Task description
Retype the data exactly, from its first line to the line containing "from bokeh.resources import INLINE", including both, and skip any picture.

Source records

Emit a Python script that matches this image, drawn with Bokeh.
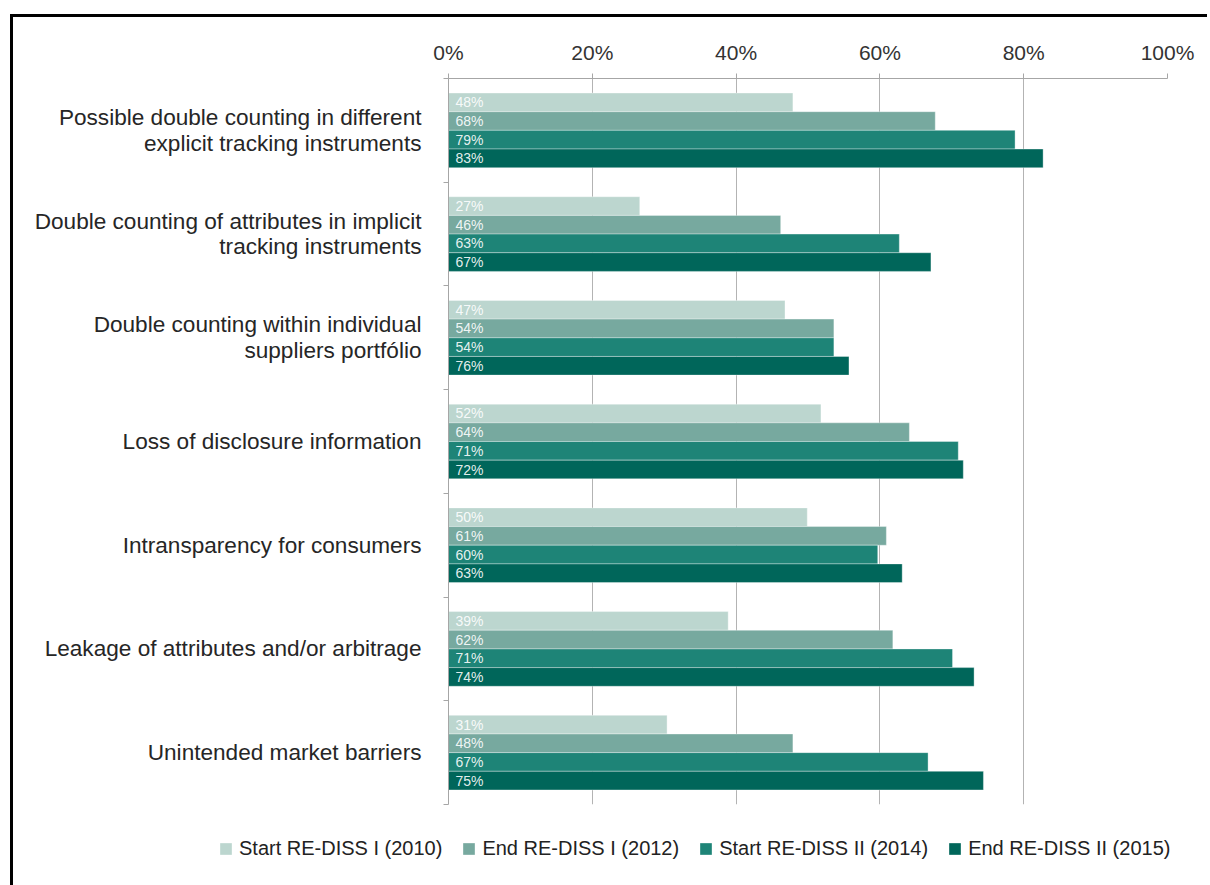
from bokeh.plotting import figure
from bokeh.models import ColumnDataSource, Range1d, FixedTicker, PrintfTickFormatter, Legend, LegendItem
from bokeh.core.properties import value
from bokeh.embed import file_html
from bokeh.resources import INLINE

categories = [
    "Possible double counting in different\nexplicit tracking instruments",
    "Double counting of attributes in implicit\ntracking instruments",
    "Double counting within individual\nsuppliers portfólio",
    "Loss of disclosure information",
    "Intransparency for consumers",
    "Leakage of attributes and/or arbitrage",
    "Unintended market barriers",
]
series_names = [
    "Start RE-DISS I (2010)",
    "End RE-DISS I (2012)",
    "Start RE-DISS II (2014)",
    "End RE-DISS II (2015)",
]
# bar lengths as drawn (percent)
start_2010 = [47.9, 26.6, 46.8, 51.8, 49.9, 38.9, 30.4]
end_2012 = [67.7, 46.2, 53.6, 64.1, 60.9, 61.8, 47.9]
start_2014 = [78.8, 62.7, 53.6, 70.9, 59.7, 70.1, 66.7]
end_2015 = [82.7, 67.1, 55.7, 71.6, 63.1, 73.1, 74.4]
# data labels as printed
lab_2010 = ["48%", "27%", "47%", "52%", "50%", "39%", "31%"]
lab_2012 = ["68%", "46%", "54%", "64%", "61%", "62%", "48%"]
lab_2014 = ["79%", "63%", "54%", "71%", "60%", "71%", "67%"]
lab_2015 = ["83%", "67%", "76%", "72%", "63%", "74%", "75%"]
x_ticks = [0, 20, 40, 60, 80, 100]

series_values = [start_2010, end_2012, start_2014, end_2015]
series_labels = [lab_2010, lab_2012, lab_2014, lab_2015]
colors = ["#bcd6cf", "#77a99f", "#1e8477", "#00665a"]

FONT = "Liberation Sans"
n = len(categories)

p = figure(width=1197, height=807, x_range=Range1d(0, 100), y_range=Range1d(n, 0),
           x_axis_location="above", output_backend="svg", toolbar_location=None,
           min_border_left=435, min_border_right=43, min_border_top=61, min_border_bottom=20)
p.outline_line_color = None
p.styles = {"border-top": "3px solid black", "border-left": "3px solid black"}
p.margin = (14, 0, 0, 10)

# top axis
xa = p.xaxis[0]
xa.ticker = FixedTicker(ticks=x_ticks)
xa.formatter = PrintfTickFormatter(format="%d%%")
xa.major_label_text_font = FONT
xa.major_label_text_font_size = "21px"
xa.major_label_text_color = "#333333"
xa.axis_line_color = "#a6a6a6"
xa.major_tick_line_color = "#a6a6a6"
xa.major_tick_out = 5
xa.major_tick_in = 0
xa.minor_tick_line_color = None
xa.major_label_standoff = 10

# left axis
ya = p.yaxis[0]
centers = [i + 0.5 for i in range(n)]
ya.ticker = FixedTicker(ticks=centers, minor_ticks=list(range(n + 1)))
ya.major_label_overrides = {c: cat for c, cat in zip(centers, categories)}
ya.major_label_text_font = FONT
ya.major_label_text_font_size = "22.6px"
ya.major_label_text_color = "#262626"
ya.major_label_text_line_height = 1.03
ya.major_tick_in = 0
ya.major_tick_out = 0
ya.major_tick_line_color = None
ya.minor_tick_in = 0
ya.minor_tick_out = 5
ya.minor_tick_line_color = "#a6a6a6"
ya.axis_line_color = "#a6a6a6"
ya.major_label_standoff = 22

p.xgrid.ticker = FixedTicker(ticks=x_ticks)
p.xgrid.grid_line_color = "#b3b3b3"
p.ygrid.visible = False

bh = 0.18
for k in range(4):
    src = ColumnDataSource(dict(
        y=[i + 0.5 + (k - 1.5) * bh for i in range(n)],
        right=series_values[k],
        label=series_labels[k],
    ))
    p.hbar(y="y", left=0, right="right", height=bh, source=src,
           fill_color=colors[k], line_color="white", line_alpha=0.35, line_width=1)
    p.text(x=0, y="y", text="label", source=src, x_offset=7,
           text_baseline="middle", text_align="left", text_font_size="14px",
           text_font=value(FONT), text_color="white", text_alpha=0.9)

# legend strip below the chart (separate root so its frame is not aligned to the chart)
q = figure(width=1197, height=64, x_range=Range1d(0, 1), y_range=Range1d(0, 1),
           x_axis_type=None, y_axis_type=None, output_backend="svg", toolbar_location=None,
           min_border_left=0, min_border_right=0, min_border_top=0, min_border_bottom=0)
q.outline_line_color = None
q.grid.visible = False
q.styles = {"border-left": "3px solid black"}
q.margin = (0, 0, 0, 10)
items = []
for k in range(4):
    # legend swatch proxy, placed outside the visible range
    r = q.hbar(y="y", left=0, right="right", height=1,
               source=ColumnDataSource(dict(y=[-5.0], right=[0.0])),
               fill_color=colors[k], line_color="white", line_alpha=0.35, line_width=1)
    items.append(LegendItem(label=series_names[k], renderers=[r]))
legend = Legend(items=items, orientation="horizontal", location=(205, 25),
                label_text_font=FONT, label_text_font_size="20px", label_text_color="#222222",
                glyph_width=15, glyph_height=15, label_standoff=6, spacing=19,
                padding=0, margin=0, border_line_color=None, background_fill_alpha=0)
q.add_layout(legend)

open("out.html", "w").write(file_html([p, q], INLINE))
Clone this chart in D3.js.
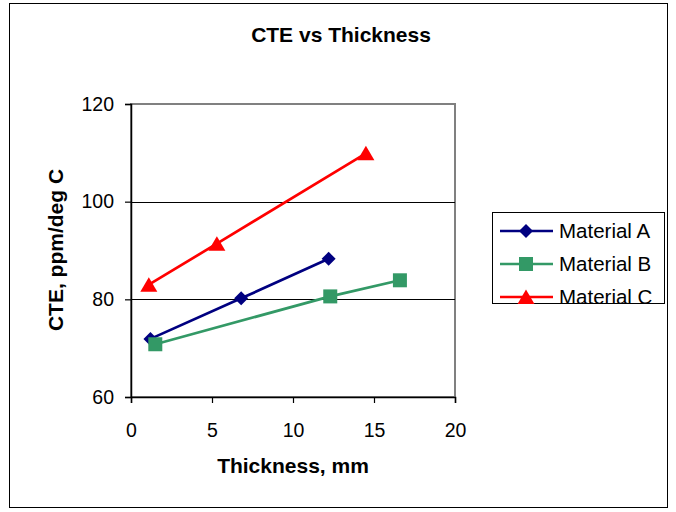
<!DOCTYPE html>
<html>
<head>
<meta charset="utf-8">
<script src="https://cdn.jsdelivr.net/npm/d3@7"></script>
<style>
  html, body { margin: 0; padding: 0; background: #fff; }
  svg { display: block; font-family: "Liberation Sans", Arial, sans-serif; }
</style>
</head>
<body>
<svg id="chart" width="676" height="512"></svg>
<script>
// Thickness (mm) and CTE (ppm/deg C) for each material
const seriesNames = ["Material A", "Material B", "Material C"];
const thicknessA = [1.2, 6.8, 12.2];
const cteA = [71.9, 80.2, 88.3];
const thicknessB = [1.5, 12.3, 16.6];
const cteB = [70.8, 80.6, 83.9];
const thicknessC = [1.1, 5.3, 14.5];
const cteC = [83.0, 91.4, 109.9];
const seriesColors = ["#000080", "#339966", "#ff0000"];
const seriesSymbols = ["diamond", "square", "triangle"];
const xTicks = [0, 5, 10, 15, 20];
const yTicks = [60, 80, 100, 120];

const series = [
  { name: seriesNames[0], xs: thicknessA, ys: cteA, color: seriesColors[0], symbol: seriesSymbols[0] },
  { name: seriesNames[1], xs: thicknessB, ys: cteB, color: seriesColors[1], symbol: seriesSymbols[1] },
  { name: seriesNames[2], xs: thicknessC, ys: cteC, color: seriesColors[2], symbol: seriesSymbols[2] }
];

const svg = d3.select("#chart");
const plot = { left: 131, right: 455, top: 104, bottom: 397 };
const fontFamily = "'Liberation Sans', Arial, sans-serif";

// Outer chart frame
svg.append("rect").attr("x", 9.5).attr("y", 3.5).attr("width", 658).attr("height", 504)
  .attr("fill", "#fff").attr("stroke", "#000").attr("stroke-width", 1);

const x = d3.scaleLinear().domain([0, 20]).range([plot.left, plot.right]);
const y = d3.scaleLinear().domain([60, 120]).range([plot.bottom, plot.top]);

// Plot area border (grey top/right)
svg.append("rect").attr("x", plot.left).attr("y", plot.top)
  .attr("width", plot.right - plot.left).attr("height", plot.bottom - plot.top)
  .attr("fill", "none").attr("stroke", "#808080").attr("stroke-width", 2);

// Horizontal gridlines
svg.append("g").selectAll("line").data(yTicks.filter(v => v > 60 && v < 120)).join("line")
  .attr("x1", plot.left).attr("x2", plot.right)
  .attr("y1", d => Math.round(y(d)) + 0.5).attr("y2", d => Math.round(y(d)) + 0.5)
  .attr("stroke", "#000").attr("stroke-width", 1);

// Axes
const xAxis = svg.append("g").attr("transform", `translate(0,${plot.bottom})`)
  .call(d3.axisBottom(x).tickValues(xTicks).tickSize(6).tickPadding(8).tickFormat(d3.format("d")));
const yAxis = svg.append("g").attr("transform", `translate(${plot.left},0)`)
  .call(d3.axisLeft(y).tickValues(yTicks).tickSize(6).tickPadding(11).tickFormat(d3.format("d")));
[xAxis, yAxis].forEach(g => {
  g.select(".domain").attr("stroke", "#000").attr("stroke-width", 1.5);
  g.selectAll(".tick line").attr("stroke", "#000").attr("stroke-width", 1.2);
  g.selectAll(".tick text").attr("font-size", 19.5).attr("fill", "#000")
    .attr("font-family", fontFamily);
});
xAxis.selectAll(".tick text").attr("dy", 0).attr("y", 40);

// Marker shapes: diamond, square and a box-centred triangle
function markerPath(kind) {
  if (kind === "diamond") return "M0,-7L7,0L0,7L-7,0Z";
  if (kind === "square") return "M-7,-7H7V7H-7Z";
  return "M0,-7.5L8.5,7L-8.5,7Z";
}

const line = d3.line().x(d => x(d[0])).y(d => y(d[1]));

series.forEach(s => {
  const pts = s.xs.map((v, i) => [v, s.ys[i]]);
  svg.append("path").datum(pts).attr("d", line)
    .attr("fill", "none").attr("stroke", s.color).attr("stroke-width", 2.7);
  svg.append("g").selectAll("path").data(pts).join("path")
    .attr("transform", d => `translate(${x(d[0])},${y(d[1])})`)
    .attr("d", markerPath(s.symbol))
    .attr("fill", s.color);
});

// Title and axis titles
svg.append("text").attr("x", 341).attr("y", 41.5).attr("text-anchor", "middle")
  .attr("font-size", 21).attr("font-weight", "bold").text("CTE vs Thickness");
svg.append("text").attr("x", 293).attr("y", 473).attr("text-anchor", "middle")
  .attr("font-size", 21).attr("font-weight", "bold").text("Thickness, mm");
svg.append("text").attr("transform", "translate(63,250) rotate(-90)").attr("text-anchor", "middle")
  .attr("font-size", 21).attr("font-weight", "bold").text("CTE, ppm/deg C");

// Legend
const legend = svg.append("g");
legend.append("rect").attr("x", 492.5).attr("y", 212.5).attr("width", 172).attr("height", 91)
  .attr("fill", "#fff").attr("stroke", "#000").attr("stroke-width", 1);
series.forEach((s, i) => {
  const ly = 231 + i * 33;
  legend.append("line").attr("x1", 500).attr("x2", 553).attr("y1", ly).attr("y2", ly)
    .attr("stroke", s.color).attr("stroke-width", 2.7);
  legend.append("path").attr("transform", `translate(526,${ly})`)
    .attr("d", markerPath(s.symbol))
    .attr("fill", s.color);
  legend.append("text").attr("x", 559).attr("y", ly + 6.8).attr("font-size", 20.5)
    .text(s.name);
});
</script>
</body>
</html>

Correct answer
Emit a Python script that matches this image, drawn with Bokeh.
from bokeh.plotting import figure
from bokeh.models import ColumnDataSource, Range1d, FixedTicker, PrintfTickFormatter, Legend, LegendItem
from bokeh.core.properties import value
from bokeh.embed import file_html
from bokeh.resources import INLINE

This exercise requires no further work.